Once, we tried to get a piece up to the 42nd floor and a guy lost his finger. SAT had been hired to pack up some works coming out of a penthouse. We fit travel frames and shadow boxes for a dozen or so larger works, and then moved the packed pieces onto the penthouse terrace. From there, the rigging company took over, attached slings and guidelines, propped the works up on to the ledge, and then sent them over the side of the building to descend to street level. Each work slowly rappels on a line that feeds into a winch. A rigger at street level is in control of a hand line, which controls the balance of the artwork as it’s being lowered down. This particular guy was standing with his back to the mechanized winch, looking up at each piece to make sure it was oriented correctly during the descent. But he wasn’t paying attention to how close his hand was getting to the winch as he tossed aside the slack parts of the hand line. He basically fed his finger into the machine. The winch grabbed hold of his pointer finger, sucking the skin and nail off, all the way to the quick. He’s lucky that he jerked his hand out when he did, or his whole arm could have been sucked in, kind of like an alligator’s death roll. Later, we found the tip of his finger, 15 feet or so from the winch.
Sometimes the small jobs led to bigger catastrophes. Once I had to install a piece at a woman’s summer home in Connecticut next to six antique Piranesi prints that were on an adjacent wall. I was nailing hooks into the wall, and the vibration traveled through the wall and loosened the eyelet that was holding the wire that attached the frames to the wall. One broke loose on one side, swung down, knocked the bottom one off. It broke, glass was on the floor, her dogs walked in it and then got their bloody paws all over her polar bear rug. Fortunately, the company was always behind me. But it was demanding work. I’d do 65 hours a week. Get up at 8, drive the truck, want to kill at least one taxi driver, lift crates, and get home at 7. In the four years I was there, at least a dozen people left—they couldn’t hack it.
Do you plan to stay at PACE or do you ultimately aim to be a full-time artist?
I’m very happy. I can’t think of a profession I’d rather be doing. I love working with art and artists, getting shows up. I love the problem solving. They know me as the master of weird hardware. I’ve begun to understand the art world better. And my own work is not a business. I’ve loved getting exposure to so much art, but I make work for fun, not as a commodity. I do architecturally-based pen and ink drawings; it relaxes me to do detail-oriented work in the evening when I get home. I was never good at PR, and at some point realized that I’ll never be a celebrity artist. I lost that dream!

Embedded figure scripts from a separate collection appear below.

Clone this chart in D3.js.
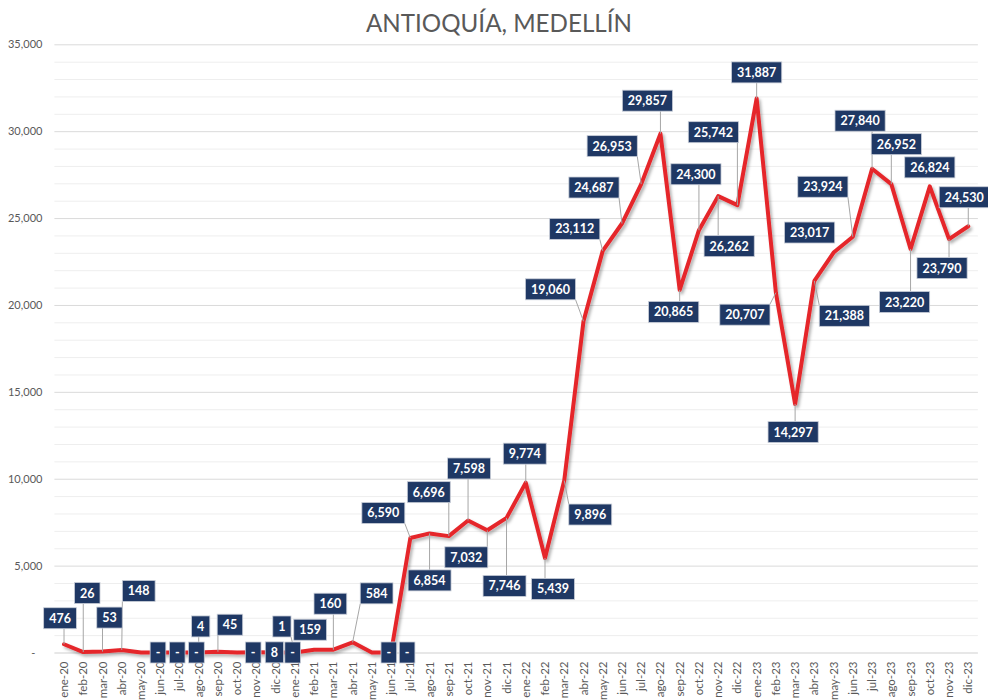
<!DOCTYPE html>
<html>
<head>
<meta charset="utf-8">
<script src="https://cdn.jsdelivr.net/npm/d3@7/dist/d3.min.js"></script>
<style>
  html, body { margin: 0; padding: 0; background: #fff; }
  svg { display: block; }
</style>
</head>
<body>
<svg id="chart" width="988" height="700"></svg>
<script>
// Monthly series, Antioquia - Medellín
const months = [
  "ene-20","feb-20","mar-20","abr-20","may-20","jun-20","jul-20","ago-20","sep-20","oct-20","nov-20","dic-20",
  "ene-21","feb-21","mar-21","abr-21","may-21","jun-21","jul-21","ago-21","sep-21","oct-21","nov-21","dic-21",
  "ene-22","feb-22","mar-22","abr-22","may-22","jun-22","jul-22","ago-22","sep-22","oct-22","nov-22","dic-22",
  "ene-23","feb-23","mar-23","abr-23","may-23","jun-23","jul-23","ago-23","sep-23","oct-23","nov-23","dic-23"
];
const values = [
  476, 26, 53, 148, 0, 0, 0, 4, 45, 0, 8, 0,
  1, 159, 160, 584, 0, 0, 6590, 6854, 6696, 7598, 7032, 7746,
  9774, 5439, 9896, 19060, 23112, 24687, 26953, 29857, 20865, 24300, 26262, 25742,
  31887, 20707, 14297, 21388, 23017, 23924, 27840, 26952, 23220, 26824, 23790, 24530
];
const yTicks = [0, 5000, 10000, 15000, 20000, 25000, 30000, 35000];
const title = "ANTIOQUÍA, MEDELLÍN";

// Label placement: offset of each label centre from its point, in px
const labelOffsets = [
  [-4,-26],[4,-59],[7,-34],[17,-59],[17,0],[17,0],[17,0],[2,-26],[12,-27],[16,0],[18,0],[17,0],
  [-13,-26],[-4,-20],[-3,-46],[24,-49],[17,0],[16,0],[-27,-25],[0,47],[-20,-44],[1,-52],[-21,27],[-2,68],
  [-1,-29],[8,31],[26,34],[-33,-32],[-28,-22],[-28,-36],[-29,-38],[-13,-33],[-6,22],[-3,-56],[11,50],[-24,-73],
  [0,-26],[-31,22],[-2,28],[30,35],[-24,-20],[-30,-50],[-12,-48],[5,-40],[-6,53],[0,-19],[-7,29],[-4,-29]
];

const svg = d3.select("#chart");
const W = 988, H = 700;
const plot = { left: 54.4, right: 977.9, top: 44.3, bottom: 652.5 };

svg.append("rect").attr("width", W).attr("height", H).attr("fill", "#fff");

const defs = svg.append("defs");
const shadow = defs.append("filter").attr("id", "lineShadow")
  .attr("x", "-5%").attr("y", "-5%").attr("width", "110%").attr("height", "110%");
shadow.append("feDropShadow").attr("dx", 2).attr("dy", 2.5)
  .attr("stdDeviation", 1.6).attr("flood-color", "#000").attr("flood-opacity", 0.3);

const x = d3.scaleBand().domain(months).range([plot.left, plot.right]).padding(0);
const y = d3.scaleLinear().domain([0, 35000]).range([plot.bottom, plot.top]);
const cx = m => x(m) + x.bandwidth() / 2;

// Title
svg.append("text")
  .attr("x", 499).attr("y", 32)
  .attr("text-anchor", "middle")
  .attr("font-family", "Lato, 'Open Sans', sans-serif")
  .attr("font-size", 25)
  .attr("fill", "#595959")
  .attr("textLength", 266).attr("lengthAdjust", "spacingAndGlyphs")
  .text(title);

// Gridlines: minor every 1,000 and major every 5,000
const minor = d3.range(1000, 35001, 1000).filter(v => v % 5000 !== 0);
svg.append("g").selectAll("line").data(minor).join("line")
  .attr("x1", plot.left).attr("x2", plot.right)
  .attr("y1", d => y(d) + 0.5).attr("y2", d => y(d) + 0.5)
  .attr("stroke", "#EEEEEE").attr("stroke-width", 1);
svg.append("g").selectAll("line").data(yTicks).join("line")
  .attr("x1", plot.left).attr("x2", plot.right)
  .attr("y1", d => y(d) + 0.5).attr("y2", d => y(d) + 0.5)
  .attr("stroke", d => d === 0 ? "#CFCFCF" : "#DADADA").attr("stroke-width", 1);

// Y axis labels
const yAxis = d3.axisLeft(y).tickValues(yTicks).tickSize(0).tickPadding(0)
  .tickFormat(d => d === 0 ? "-" : d3.format(",")(d));
const gy = svg.append("g").attr("transform", `translate(${plot.left - 12},0)`).call(yAxis);
gy.select(".domain").remove();
gy.selectAll("text")
  .attr("font-family", "Lato, sans-serif").attr("font-size", 11)
  .attr("fill", "#595959")
  .attr("dx", d => d === 0 ? -7 : 0);

// X axis labels, rotated
const xAxis = d3.axisBottom(x).tickSize(0).tickPadding(0);
const gx = svg.append("g").attr("transform", `translate(0,${plot.bottom})`).call(xAxis);
gx.select(".domain").remove();
gx.selectAll("text")
  .attr("font-family", "Lato, sans-serif").attr("font-size", 11.5)
  .attr("fill", "#595959")
  .attr("text-anchor", "end")
  .attr("transform", "rotate(-90)")
  .attr("x", -9).attr("y", 0).attr("dy", "0.35em");

// Series line
const line = d3.line()
  .x((d, i) => cx(months[i]))
  .y(d => y(d));
svg.append("path")
  .datum(values)
  .attr("d", line)
  .attr("fill", "none")
  .attr("stroke", "#E5262B")
  .attr("stroke-width", 4)
  .attr("stroke-linejoin", "round")
  .attr("stroke-linecap", "round")
  .attr("filter", "url(#lineShadow)");

// Data labels with leader lines
const fmt = v => v === 0 ? "-" : d3.format(",")(v);
const leaders = svg.append("g");
const labels = svg.append("g");
values.forEach((v, i) => {
  const px = cx(months[i]), py = y(v);
  const [dx, dy] = labelOffsets[i];
  const lx = px + dx, ly = py + dy;
  const g = labels.append("g");
  const rect = g.append("rect");
  const t = g.append("text")
    .attr("x", lx).attr("y", ly).attr("dy", "0.36em")
    .attr("text-anchor", "middle")
    .attr("font-family", "Lato, sans-serif").attr("font-weight", 700)
    .attr("font-size", 12.5).attr("fill", "#fff")
    .text(fmt(v));
  const w = t.node().getComputedTextLength() + 11, h = 21;
  const bx = lx - w / 2, by = ly - h / 2;
  rect.attr("x", bx).attr("y", by).attr("width", w).attr("height", h)
    .attr("fill", "#1F3864").attr("stroke", "#C9CED8").attr("stroke-width", 0.8);
  // leader from the nearest point on the box to the data point
  const ex = Math.max(bx, Math.min(px, bx + w));
  const ey = Math.max(by, Math.min(py, by + h));
  if (Math.hypot(px - ex, py - ey) > 10) {
    leaders.append("line")
      .attr("x1", ex).attr("y1", ey).attr("x2", px).attr("y2", py)
      .attr("stroke", "#A6A6A6").attr("stroke-width", 1);
  }
});
</script>
</body>
</html>
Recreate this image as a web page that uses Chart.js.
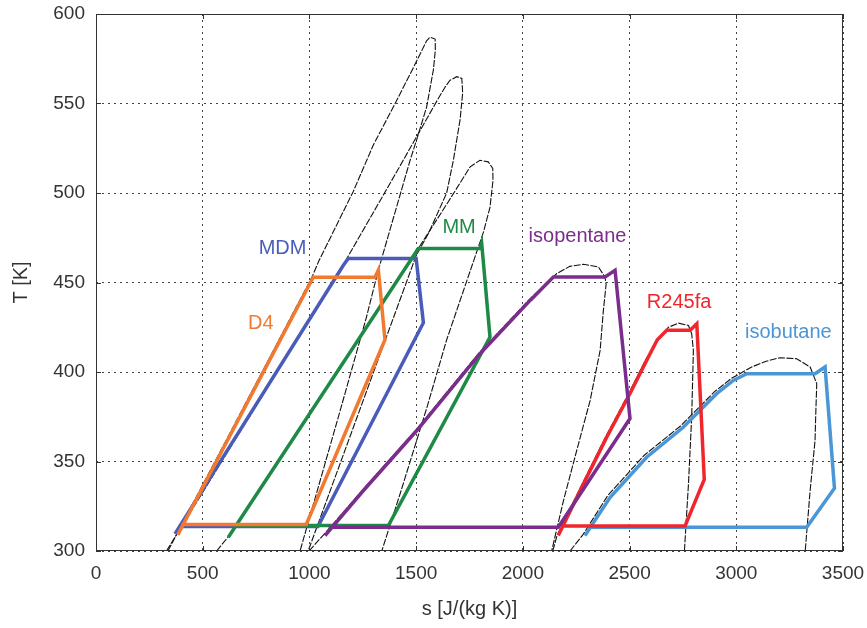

Would you recommend art handling as a career for art school grads?
A lot of artists go into handling, but college does not prepare you for the realities of trucking, taking your shoes off at some rich guy’s door, whose house is like a pristine museum, lugging crates, and using the service elevator. Once in a while you meet a client who is a real asshole, but you need a healthy perspective about it: I’m not a schlub; they’re just a jackass.
Some collectors, though, are nerdy. This has nothing to do with how rich they are. The guy who loaned all the work to the Met for the Raphael show is really passionate. I’ve been hired to go over and just move around his paintings, so he can see how things look in different positions and next to other works. He plays with his collection. He’ll chat about it with us; he’s so into it. That’s good fun.